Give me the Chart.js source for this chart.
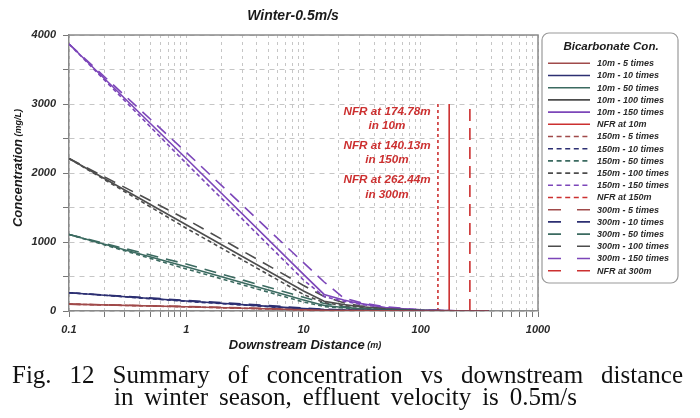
<!DOCTYPE html>
<html><head><meta charset="utf-8">
<script src="https://cdn.jsdelivr.net/npm/chart.js@4.4.1/dist/chart.umd.min.js"></script>
<style>html,body{margin:0;padding:0;background:#fff}#wrap{width:700px;height:418px;position:relative}</style>
</head><body><div id="wrap"><canvas id="c" width="700" height="418"></canvas></div>
<script>
// ---- data ----
const distances = [0.1, 1, 10, 15, 22, 30, 50, 100, 200, 380];

const c10m_5   = [100, 62, 18, 10, 7, 5, 3, 1, 0, 0];
const c10m_10  = [265, 145, 35, 20, 14, 10, 6, 2, 0, 0];
const c10m_50  = [1110, 640, 160, 80, 50, 35, 18, 5, 1, 0];
const c10m_100 = [2210, 1250, 290, 140, 95, 65, 32, 9, 2, 0];
const c10m_150 = [3870, 2210, 530, 240, 160, 110, 50, 14, 3, 0];

const c150m_5   = [100, 60, 15, 9, 6, 4, 2, 1, 0, 0];
const c150m_10  = [265, 140, 30, 17, 12, 9, 5, 2, 0, 0];
const c150m_50  = [1110, 610, 130, 65, 42, 30, 15, 4, 1, 0];
const c150m_100 = [2210, 1200, 240, 120, 80, 55, 28, 8, 2, 0];
const c150m_150 = [3870, 2140, 450, 210, 140, 100, 45, 12, 3, 0];

const c300m_5   = [100, 66, 22, 12, 8, 6, 3, 1, 0, 0];
const c300m_10  = [265, 155, 45, 25, 16, 11, 6, 2, 0, 0];
const c300m_50  = [1110, 680, 200, 110, 65, 42, 22, 6, 1, 0];
const c300m_100 = [2210, 1330, 370, 210, 120, 75, 38, 10, 2, 0];
const c300m_150 = [3870, 2300, 700, 420, 190, 125, 62, 18, 4, 0];

const nfrDistances = [174.78, 140.13, 262.44];
const nfrHeight = [0, 3000];

const timesLabels = ['5 times', '10 times', '50 times', '100 times', '150 times'];
const sources = ['10m', '150m', '300m'];
const xTickValues = [];
[0.1, 1, 10, 100].forEach(d => { for (let k = 1; k <= 9; k++) xTickValues.push(+(d * k).toPrecision(3)); });
xTickValues.push(1000);
const xLabelValues = [0.1, 1, 10, 100, 1000];

// ---- styles ----
const colors = ['#a04a4a', '#2c2f72', '#3b6a60', '#4d4d4d', '#7c46b9'];
const nfrColor = '#cc3030';
const plotDash = { solid: [], short: [4, 3], long: [12, 8] };
const legendDash = { solid: [], short: [5, 3.6], long: [13, 16] };
const srcStyle = ['solid', 'short', 'long'];

const seriesBySource = [
  [c10m_5, c10m_10, c10m_50, c10m_100, c10m_150],
  [c150m_5, c150m_10, c150m_50, c150m_100, c150m_150],
  [c300m_5, c300m_10, c300m_50, c300m_100, c300m_150]
];

const datasets = [];
sources.forEach((src, si) => {
  seriesBySource[si].forEach((vals, ti) => {
    datasets.push({
      label: src + ' - ' + timesLabels[ti],
      data: distances.map((d, i) => ({ x: d, y: vals[i] })),
      borderColor: colors[ti], backgroundColor: colors[ti],
      borderWidth: 1.6, borderDash: plotDash[srcStyle[si]],
      pointRadius: 0, tension: 0, fill: false,
      _style: srcStyle[si]
    });
  });
  datasets.push({
    label: 'NFR at ' + src,
    data: nfrHeight.map(h => ({ x: nfrDistances[si], y: h })),
    borderColor: nfrColor, backgroundColor: nfrColor,
    borderWidth: 1.6, borderDash: si === 1 ? [3, 3] : (si === 2 ? [12, 7] : []),
    pointRadius: 0, fill: false,
    _style: srcStyle[si]
  });
});

const nfrTexts = [
  ['NFR at 174.78m', 'in 10m'],
  ['NFR at 140.13m', 'in 150m'],
  ['NFR at 262.44m', 'in 300m']
];

const FONT = '"Liberation Sans", Arial, sans-serif';

function justify(ctx, text, x0, x1, y) {
  const words = text.split(' ');
  const widths = words.map(w => ctx.measureText(w).width);
  const total = widths.reduce((s, w) => s + w, 0);
  const gap = (x1 - x0 - total) / (words.length - 1);
  let x = x0;
  words.forEach((w, i) => { ctx.fillText(w, x, y); x += widths[i] + gap; });
}

const decor = {
  id: 'decor',
  afterDraw(chart) {
    const ctx = chart.ctx, a = chart.chartArea;
    ctx.save();
    // top & right frame
    ctx.strokeStyle = '#8a8a8a'; ctx.lineWidth = 1.5; ctx.setLineDash([]);
    ctx.beginPath(); ctx.moveTo(a.left, a.top); ctx.lineTo(a.right, a.top); ctx.lineTo(a.right, a.bottom); ctx.stroke();

    // NFR annotation texts
    ctx.fillStyle = nfrColor; ctx.textAlign = 'center'; ctx.textBaseline = 'middle';
    ctx.font = 'italic bold 11.7px ' + FONT;
    const ys = [[111.7, 125.5], [145.5, 160], [180, 195]];
    nfrTexts.forEach((t, i) => { ctx.fillText(t[0], 387, ys[i][0]); ctx.fillText(t[1], 387, ys[i][1]); });

    // chart title
    ctx.fillStyle = '#1a1a1a'; ctx.font = 'italic bold 14px ' + FONT;
    ctx.fillText('Winter-0.5m/s', 293, 16);

    // x title
    ctx.textAlign = 'left';
    const xt1 = 'Downstream Distance', xt2 = ' (m)';
    ctx.font = 'italic bold 13px ' + FONT; const w1 = ctx.measureText(xt1).width;
    ctx.font = 'italic bold 9px ' + FONT; const w2 = ctx.measureText(xt2).width;
    let sx = 305 - (w1 + w2) / 2;
    ctx.font = 'italic bold 13px ' + FONT; ctx.fillText(xt1, sx, 345);
    ctx.font = 'italic bold 9px ' + FONT; ctx.fillText(xt2, sx + w1, 346);

    // y title
    ctx.save(); ctx.translate(18, 168); ctx.rotate(-Math.PI / 2);
    const yt1 = 'Concentration', yt2 = ' (mg/L)';
    ctx.font = 'italic bold 13px ' + FONT; const v1 = ctx.measureText(yt1).width;
    ctx.font = 'italic bold 9px ' + FONT; const v2 = ctx.measureText(yt2).width;
    let sy = -(v1 + v2) / 2;
    ctx.font = 'italic bold 13px ' + FONT; ctx.fillText(yt1, sy, 0);
    ctx.font = 'italic bold 9px ' + FONT; ctx.fillText(yt2, sy + v1, 1);
    ctx.restore();

    // legend box
    const L = { x: 542, y: 33, w: 136, h: 250, r: 7 };
    ctx.strokeStyle = '#9a9a9a'; ctx.lineWidth = 1.2; ctx.setLineDash([]);
    ctx.beginPath(); ctx.roundRect(L.x, L.y, L.w, L.h, L.r); ctx.stroke();
    ctx.fillStyle = '#1a1a1a'; ctx.textAlign = 'center';
    ctx.font = 'italic bold 11.5px ' + FONT;
    ctx.fillText('Bicarbonate Con.', 611, 47);
    ctx.font = 'italic bold 9px ' + FONT; ctx.textAlign = 'left';
    chart.data.datasets.forEach((ds, i) => {
      const y = 63.3 + i * 12.2;
      ctx.strokeStyle = ds.borderColor; ctx.lineWidth = 1.6;
      ctx.setLineDash(legendDash[ds._style]);
      ctx.beginPath(); ctx.moveTo(548, y); ctx.lineTo(590, y); ctx.stroke();
      ctx.fillStyle = '#2a2a2a';
      ctx.fillText(ds.label, 597, y + 0.5);
    });
    ctx.setLineDash([]);

    // caption (justified first line)
    ctx.fillStyle = '#111'; ctx.textBaseline = 'alphabetic'; ctx.textAlign = 'left';
    ctx.font = '25px "Liberation Serif", "DejaVu Serif", serif';
    justify(ctx, 'Fig. 12 Summary of concentration vs downstream distance', 12, 683, 383);
    justify(ctx, 'in winter season, effluent velocity is 0.5m/s', 114, 577, 405);
    ctx.restore();
  }
};

new Chart(document.getElementById('c'), {
  type: 'line',
  data: { datasets },
  options: {
    responsive: false, animation: false, devicePixelRatio: 1,
    layout: { padding: { top: 35, right: 162, left: 0, bottom: 0 } },
    plugins: { legend: { display: false }, title: { display: false }, tooltip: { enabled: false } },
    scales: {
      x: {
        type: 'logarithmic', min: 0.1, max: 1000, position: 'bottom',
        afterBuildTicks: s => { s.ticks = xTickValues.map(v => ({ value: v, major: xLabelValues.includes(v) })); },
        afterFit: s => { s.height = 107; },
        ticks: {
          autoSkip: false, maxRotation: 0, padding: 6, color: '#2a2a2a',
          font: { family: FONT, size: 11, style: 'italic', weight: 'bold' },
          callback: v => xLabelValues.includes(v) ? String(v) : ''
        },
        grid: { color: '#c6c6c6', lineWidth: 1,
                tickColor: '#777', tickLength: 6, tickBorderDash: [], tickWidth: 1 },
        border: { color: '#8a8a8a', width: 1.5, dash: [3, 4] }
      },
      y: {
        type: 'linear', min: 0, max: 4000,
        afterFit: s => { s.width = 69; },
        ticks: {
          stepSize: 500, padding: 7, color: '#2a2a2a',
          font: { family: FONT, size: 11, style: 'italic', weight: 'bold' },
          callback: v => v % 1000 === 0 ? String(v) : ''
        },
        grid: { color: '#c6c6c6', lineWidth: 1,
                tickColor: '#777', tickLength: 6, tickBorderDash: [], tickWidth: 1 },
        border: { color: '#8a8a8a', width: 1.5, dash: [5, 5] }
      }
    }
  },
  plugins: [decor]
});
</script></body></html>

= = =

Exercise aim: Copy nothing but the lines from the top of the data down to the line containing "45, 12, 3, 0];", and leave the pictures out.

Problem solution:
Give me the Chart.js source for this chart.
<!DOCTYPE html>
<html><head><meta charset="utf-8">
<script src="https://cdn.jsdelivr.net/npm/chart.js@4.4.1/dist/chart.umd.min.js"></script>
<style>html,body{margin:0;padding:0;background:#fff}#wrap{width:700px;height:418px;position:relative}</style>
</head><body><div id="wrap"><canvas id="c" width="700" height="418"></canvas></div>
<script>
// ---- data ----
const distances = [0.1, 1, 10, 15, 22, 30, 50, 100, 200, 380];

const c10m_5   = [100, 62, 18, 10, 7, 5, 3, 1, 0, 0];
const c10m_10  = [265, 145, 35, 20, 14, 10, 6, 2, 0, 0];
const c10m_50  = [1110, 640, 160, 80, 50, 35, 18, 5, 1, 0];
const c10m_100 = [2210, 1250, 290, 140, 95, 65, 32, 9, 2, 0];
const c10m_150 = [3870, 2210, 530, 240, 160, 110, 50, 14, 3, 0];

const c150m_5   = [100, 60, 15, 9, 6, 4, 2, 1, 0, 0];
const c150m_10  = [265, 140, 30, 17, 12, 9, 5, 2, 0, 0];
const c150m_50  = [1110, 610, 130, 65, 42, 30, 15, 4, 1, 0];
const c150m_100 = [2210, 1200, 240, 120, 80, 55, 28, 8, 2, 0];
const c150m_150 = [3870, 2140, 450, 210, 140, 100, 45, 12, 3, 0];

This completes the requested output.